Dalam suratnya kepada Uskup Agung Kalkuta, Mgr. Ferdinan Perier SJ,
tanggal 13 januari 1947 dituliskan pula bahwa gema undangan itu begitu
kuat dalam hatinya. Allah meminta pemberian diri Ibu Teresa untuk
memberikan cintan, yang di dalamnya terkandung kesediaan untuk
menanggung penderitaan jiwa-jiwa terlebih mereka yang termiskin dari
yang miskin.
Keterpesonaan
Ibu Teresa pada Yesus membawanya pada perjumpaan pribadi yang mendalam.

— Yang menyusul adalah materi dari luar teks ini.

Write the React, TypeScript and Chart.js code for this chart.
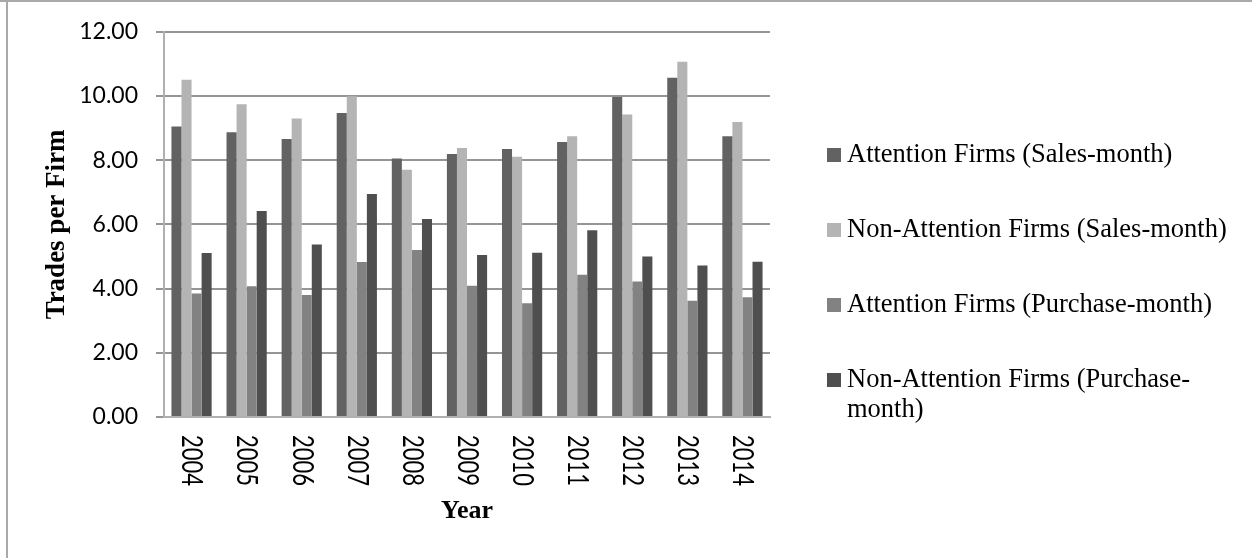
import React, { useEffect, useRef } from "react";
import { Chart, registerables } from "chart.js";

Chart.register(...registerables);

const years = ["2004", "2005", "2006", "2007", "2008", "2009", "2010", "2011", "2012", "2013", "2014"];
const attentionSales = [9.05, 8.87, 8.66, 9.47, 8.05, 8.19, 8.35, 8.57, 9.97, 10.57, 8.75];
const nonAttentionSales = [10.51, 9.74, 9.3, 9.99, 7.7, 8.38, 8.11, 8.75, 9.42, 11.07, 9.19];
const attentionPurchase = [3.85, 4.07, 3.8, 4.83, 5.2, 4.09, 3.54, 4.43, 4.22, 3.62, 3.73];
const nonAttentionPurchase = [5.11, 6.42, 5.37, 6.95, 6.17, 5.05, 5.12, 5.82, 5.0, 4.72, 4.84];

const seriesLabels = [
  "Attention Firms (Sales-month)",
  "Non-Attention Firms (Sales-month)",
  "Attention Firms (Purchase-month)",
  "Non-Attention Firms (Purchase-month)",
];
const legendLines = [
  ["Attention Firms (Sales-month)"],
  ["Non-Attention Firms (Sales-month)"],
  ["Attention Firms (Purchase-month)"],
  ["Non-Attention Firms (Purchase-", "month)"],
];
const seriesColors = ["#626262", "#b4b4b4", "#828282", "#4f4f4f"];
const yTitle = "Trades per Firm";
const xTitle = "Year";

export default function App() {
  const canvasRef = useRef<HTMLCanvasElement | null>(null);

  useEffect(() => {
    const canvas = canvasRef.current;
    if (!canvas) return;

    const xLabelPlugin = {
      id: "xLabelsRotated",
      afterDraw(chart: any) {
        const { ctx } = chart;
        const x = chart.scales.x;
        ctx.save();
        ctx.font = '22px Lato';
        ctx.fillStyle = "#000";
        ctx.textAlign = "left";
        ctx.textBaseline = "middle";
        (chart.data.labels as string[]).forEach((lab, i) => {
          const px = x.getPixelForTick(i);
          ctx.save();
          ctx.translate(px, x.top + 18);
          ctx.rotate(Math.PI / 2);
          ctx.scale(1, 1.3);
          ctx.fillText(lab, 0, 0);
          ctx.restore();
        });
        ctx.restore();
      },
    };

    const legendPlugin = {
      id: "customLegend",
      afterDraw(chart: any) {
        const { ctx } = chart;
        ctx.save();
        ctx.font = '26.5px "Liberation Serif"';
        ctx.textAlign = "left";
        ctx.textBaseline = "alphabetic";
        chart.data.datasets.forEach((ds: any, i: number) => {
          const baseY = 162 + 75 * i;
          ctx.fillStyle = ds.backgroundColor;
          ctx.fillRect(827, baseY - 14, 14, 14);
          ctx.fillStyle = "#000";
          legendLines[i].forEach((line, j) => {
            ctx.fillText(line, 847, baseY + 30 * j);
          });
        });
        ctx.restore();
      },
    };

    const chart = new Chart(canvas, {
      type: "bar",
      data: {
        labels: years,
        datasets: [attentionSales, nonAttentionSales, attentionPurchase, nonAttentionPurchase].map((d, i) => ({
          label: seriesLabels[i],
          data: d,
          backgroundColor: seriesColors[i],
          borderWidth: 0,
          categoryPercentage: 0.73,
          barPercentage: 1,
        })),
      },
      options: {
        animation: false,
        responsive: true,
        maintainAspectRatio: false,
        layout: { padding: { left: 0, top: 30, right: 482, bottom: 0 } },
        plugins: { legend: { display: false }, tooltip: { enabled: false } },
        scales: {
          x: {
            grid: { display: false },
            border: { display: true, color: "#b0b0b0", width: 2 },
            ticks: { display: false },
            title: {
              display: true,
              text: xTitle,
              color: "#000",
              font: { family: '"Liberation Serif"', size: 26, weight: "bold" },
              padding: { top: 0, bottom: 31 },
            },
            afterFit(scale: any) {
              scale.height = 141;
            },
          },
          y: {
            min: 0,
            max: 12,
            ticks: {
              stepSize: 2,
              color: "#000",
              font: { family: "Lato", size: 23 },
              padding: 18,
              callback: (v: any) => Number(v).toFixed(2),
            },
            grid: { color: "#959595", lineWidth: 2, tickLength: 8, drawTicks: true },
            border: { display: true, color: "#b0b0b0", width: 2 },
            title: {
              display: true,
              text: yTitle,
              color: "#000",
              font: { family: '"Liberation Serif"', size: 27, weight: "bold" },
              padding: { top: 41, bottom: 0 },
            },
            afterFit(scale: any) {
              scale.width = 164;
            },
          },
        },
      },
      plugins: [xLabelPlugin, legendPlugin],
    } as any);

    return () => chart.destroy();
  }, []);

  return (
    <div style={{ position: "fixed", left: 0, top: 0, width: 1252, height: 558, background: "#fff" }}>
      <div style={{ position: "absolute", left: 0, top: 0, width: 1252, height: 2, background: "#a9a9a9" }} />
      <div style={{ position: "absolute", left: 6, top: 0, width: 2, height: 558, background: "#a9a9a9" }} />
      <div style={{ position: "absolute", left: 0, top: 0, width: 1252, height: 558 }}>
        <canvas ref={canvasRef} />
      </div>
    </div>
  );
}
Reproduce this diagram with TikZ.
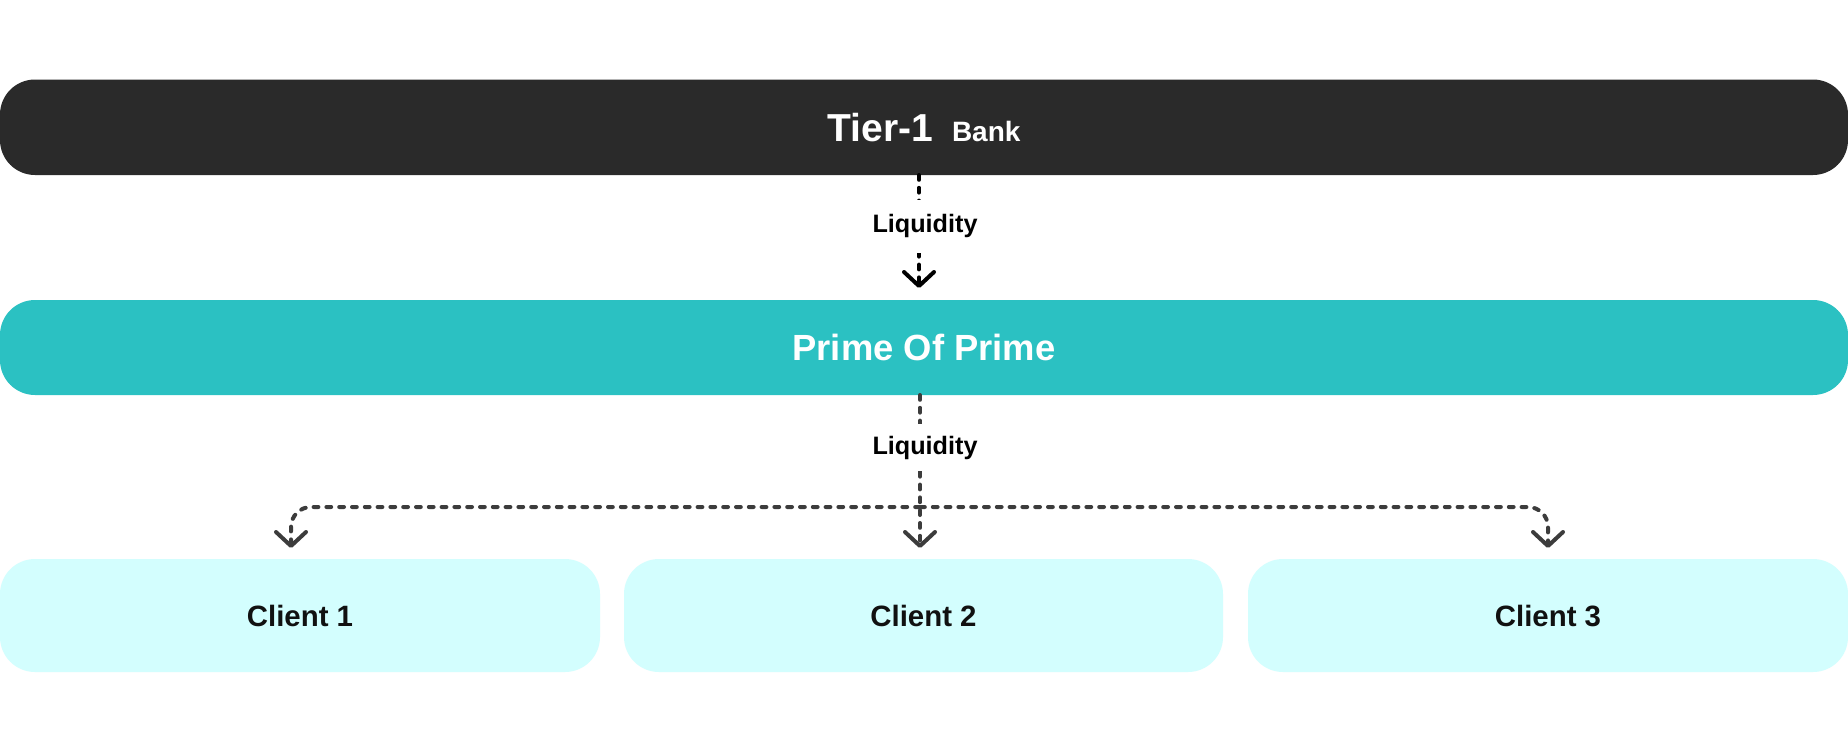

Menjadi mempelai Kristus yang tersalib mengandaikan juga kesediaan
untuk memanggul salib. Ini bukanlah perkara yang mudah, sehingga bisa
dipahami bila ia mengalami pergumulan batin dan pengolahan rohani yang
panjang. Ia harus masuk ke dalam pengalaman kesendirian,
ketidak-terjaminan, kesepian, dan ketidakpastian tentang hidupnya.
Akhirnya
dengan penuh kemantapan ia pun memutuskan untuk meninggalkan biaranya
dan menapaki panggilan yang menggema di dalam hatinya. Ia sangat yakin
dan percaya akan penyelenggaraan Ilahi, kendati ia harus masuk dalam
situasi yang tidak pasti. Ia harus meninggalkan hidup yang selama ini ia
cintai dan hidupi untuk memulai sesuatu yang baru. Sesuatu yang kurang
jelas sehingga membuat orang bertanya karena tidak mengerti. Suatu
pengalaman yang menggelisahkan dan tak jarang menyakitkannya,
“sejujurnya dalam hatiku, semua itu kadang gelap”.
“Hanya
iman yang buta yang membawaku.” Ungkapan inilah yang menggambarkan
perjalanan kesepian rohani Ibu Teresa. Para mistikus dalam perjalanan
rohaninya sering mengungkapkan : Hanya sikap iman yang mampu menuntunnya
melewati “malam gelap jiwa”. Cinta dan kesetiaan yang mendalam akan
Yesus membuatnya mampu bertahan. Paulus mengatakan “aku hidup tetapi
bukan lagi aku sendiri yang hidup, melainkan Kristus yang hidup di dalam
aku (Gal. 2:20). Ibu Teresa mampu melihat cakrawala baru bahwa dalam
pengalaman kekosongan ia dapat mensyukuri dan memahami bahwa dirinya
kuat hanya dalam dan karena topangan daya Ilahi.
Ibu
Teresa berhasil menjawab secara total apa yang menjadi panggilan Allah
dalam dirinya melalui sebuah proses yang panjang dengan berbagai
dinamika yang dialaminya. Dalam proses inilah ia mengalami pergumulan
yang tidak ringan. Meskipun pergumulan itu begitu berat, tidak berarti
menghilangkan kenyataan akan kesetiaan akan panggilan hidupnya.
Persatuan
cinta dengan Kristus merupakan satu-satunya sumber kekuatan hidup
& pelayanan kasih Ibu Teresa. Keutamaan ini terinspirasikan oleh
tokoh teladan yang dikagumi dan menjadi pelin- dung hidupnya yaitu
Santa Theresia Lisieux. Sebuah semangat yang ditimbanya dari Santa
Theresia Lesieux adalah “Bila aku berbuat atau memikirkan sesuatu dengan
cinta kasih, aku merasa bahwa Yesuslah yang berdiam dan bekerja di
dalam diriku. Makin erat persatuanku dengan Dia, semakin aku mencintai
saudara-saudaraku”.
Oleh
karena itu tak dapat dipungkiri bila akhirnya hidup ibu Teresa menjadi
teladan bagi banyak orang. Secara terbuka Ibu Teresa sendiri tentu ingin
mewariskan kekayaan rohani yang selama ini dihidupi dan menjadi sumber
hidupnya. Salah satu bentuk warisan itu adalah dalam pengikraran kaul
yang keempat. Dalam kaul keempat ini Ia harus mendasarkan hidup dan
pelayanannya pada kesatuan cinta yang mesra dengan Allah. Kesatuan ini
haruslah senantiasa dipupuk dan ditumbuhkan dalam doa serta cinta
terhadap sesama.
”Whole
hearted free service to the poorest of the poor”. Pelayanan harus
mengalir dari hidup rohani. Ketika melayani bukan hanya tangan dan kaki
yang melayani, tetapi juga hati untuk mencintai dengan ketulusan dan
kerendahan hati.
1] Lih. teks surat Mother Teresa yang ditulis tanggal 25 Maret 1993 di Varanari.